さて、労使の関係は労働者一人一人の人生や生活が千差万別であるように、そして又恐らくは経営者もそうであるように、様々なものでしょう。個人的には退職金程度は頂くべきだと思いますが、何れにせよ何を佳しとするかに関して最終的に決定するのは、現場の労働者本人たちです。それはそうです。けれども、私たちは現状にあって何故かいつも譲歩し、理解を示し、納得し、我慢することを強いられています。そうすべきかどうかということに関して、我々は如何なる根拠よりも手前で判断を強制されいます。こうした有り様は、根本的に間違っています。そして、それは是正されねばなりませんし、この認識に関する闘争は永続的でしかありえません。我々は我々自身の利益に沿って行動することを認めさせねばならないのです。無産者・貧民窮民の類は常に社会的に劣位に置かれます。我々は他人たちが都合よく決めた「平等」や「妥当性」を受け入れる必要はないし、その中に詐欺的な誤魔化しがあることをよく知っています。結局、自分自身について決めることが出来なければ、又そのことを他人たちに認めさせることができなければ、我々は我々の生活条件すら整えることができないのです。


>netisfree
>こういう自己欺瞞に満ちた労働観が労働運動を衰退させたことに筆者はなぜ気づかないのだろうか? アホ?


アホというのはその通りなのでお褒め頂き大変恐縮でございますが、よろしければ前段において述べられている「自己欺瞞に満ちた労働観」についてご教示頂けないでしょうか?労働者の生活要求はやはり組合主義の弊害に陥り、社会改良にしか行きつかないというお話でございましょうか?もし、そうであるならそれはそれで大変真摯に受け止めねばならない重大な問題提起でございますが、一体に生活要求の如何なる水準が問われているかに関するどのような分析もなく、生活要求それ自体を改良主義的と申されるのは如何なものかと思われます。

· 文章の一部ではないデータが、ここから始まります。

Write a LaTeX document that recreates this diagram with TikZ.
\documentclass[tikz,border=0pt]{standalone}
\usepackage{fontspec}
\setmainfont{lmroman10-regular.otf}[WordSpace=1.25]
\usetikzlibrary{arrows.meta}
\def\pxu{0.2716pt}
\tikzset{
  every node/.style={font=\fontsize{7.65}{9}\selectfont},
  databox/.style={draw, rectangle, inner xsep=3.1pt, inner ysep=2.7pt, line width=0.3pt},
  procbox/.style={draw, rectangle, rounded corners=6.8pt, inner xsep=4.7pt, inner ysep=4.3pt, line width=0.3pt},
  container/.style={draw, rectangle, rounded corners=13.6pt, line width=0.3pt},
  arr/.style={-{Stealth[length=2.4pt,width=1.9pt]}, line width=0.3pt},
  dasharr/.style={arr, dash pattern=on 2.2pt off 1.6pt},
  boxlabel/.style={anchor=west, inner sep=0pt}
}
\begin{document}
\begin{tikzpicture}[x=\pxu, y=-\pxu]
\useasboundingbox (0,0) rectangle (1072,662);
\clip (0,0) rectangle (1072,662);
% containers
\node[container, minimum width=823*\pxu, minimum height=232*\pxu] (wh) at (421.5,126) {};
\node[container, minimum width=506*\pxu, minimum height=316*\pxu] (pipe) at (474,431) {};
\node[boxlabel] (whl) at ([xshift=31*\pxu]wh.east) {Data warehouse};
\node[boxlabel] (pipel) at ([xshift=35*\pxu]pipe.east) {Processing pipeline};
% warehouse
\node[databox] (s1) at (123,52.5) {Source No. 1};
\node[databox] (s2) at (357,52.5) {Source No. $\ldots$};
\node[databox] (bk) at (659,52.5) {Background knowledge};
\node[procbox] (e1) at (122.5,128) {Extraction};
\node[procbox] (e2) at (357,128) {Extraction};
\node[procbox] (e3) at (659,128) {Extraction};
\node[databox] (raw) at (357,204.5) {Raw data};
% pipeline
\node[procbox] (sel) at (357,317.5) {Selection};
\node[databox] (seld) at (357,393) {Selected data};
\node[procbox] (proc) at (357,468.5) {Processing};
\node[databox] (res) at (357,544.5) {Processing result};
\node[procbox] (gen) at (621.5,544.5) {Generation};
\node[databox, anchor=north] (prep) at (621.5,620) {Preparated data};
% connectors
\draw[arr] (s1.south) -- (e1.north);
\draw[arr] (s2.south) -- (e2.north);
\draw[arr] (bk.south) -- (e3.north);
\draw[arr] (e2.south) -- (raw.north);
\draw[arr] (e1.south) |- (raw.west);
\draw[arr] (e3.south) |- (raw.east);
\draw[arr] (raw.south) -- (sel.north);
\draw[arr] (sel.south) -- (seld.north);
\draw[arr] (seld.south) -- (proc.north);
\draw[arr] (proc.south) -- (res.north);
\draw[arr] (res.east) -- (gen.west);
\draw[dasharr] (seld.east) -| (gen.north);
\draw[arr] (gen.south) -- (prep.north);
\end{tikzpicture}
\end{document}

労働運動を衰退させたのは確かに自分自身の階級的意思と全般的変革への希望よりも生活要求を好むこと、もっと正確に言えば前者の否定として後者を考えるが故の臆病な闘争姿勢が、企業別組合の本来的な弱点と相まって、総動員の名残たる生産主義への回収と労使協調へと行き着いたことにありますから、もしそのようなお話であるのならこれは非常に有益な指摘であり、是非とも詳細を教えていただきたく思いますけれども、ところでアナタは何が仰りたいんでしたっけ?

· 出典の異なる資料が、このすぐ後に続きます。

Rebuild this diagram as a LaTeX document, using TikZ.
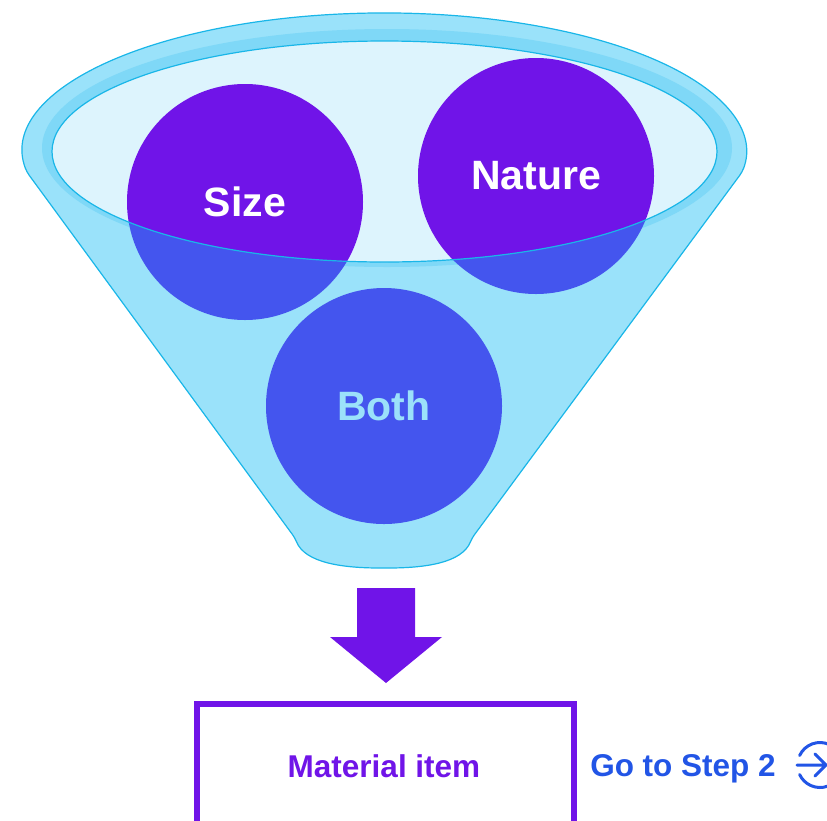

というか、零細事業者はどうするとか正社員は全員「階級の敵」かとかって疑問は、リンク先のブログに書いてあるから皆読んでよ!*3

*1:もちろん、政治的バイアスがない等とオモシロいことは申しませんが。飽くまで一定の政治的立場――とはいえ、それなりに広範な領域に共有されるであろう原則的立場――に立った上で申しておりますことは否認するところではございません。

*2:ご飯をくれる人は皆トモダチ。

*3:全部が全部賛成ってわけじゃないけどね。組合の自主管理って結局企業と資本の論理に譲歩することにならざるを得ないだろうし、そもそも従来の労働組合が鬱陶しい一番の理由が職場の自主管理で、生産力第一主義よろしく"真面目に元気に働きましょう"とか寝言を垂れ流したりして結局企業の業績向上の論理に絡めとられていることだもの――企業別組合の悪弊!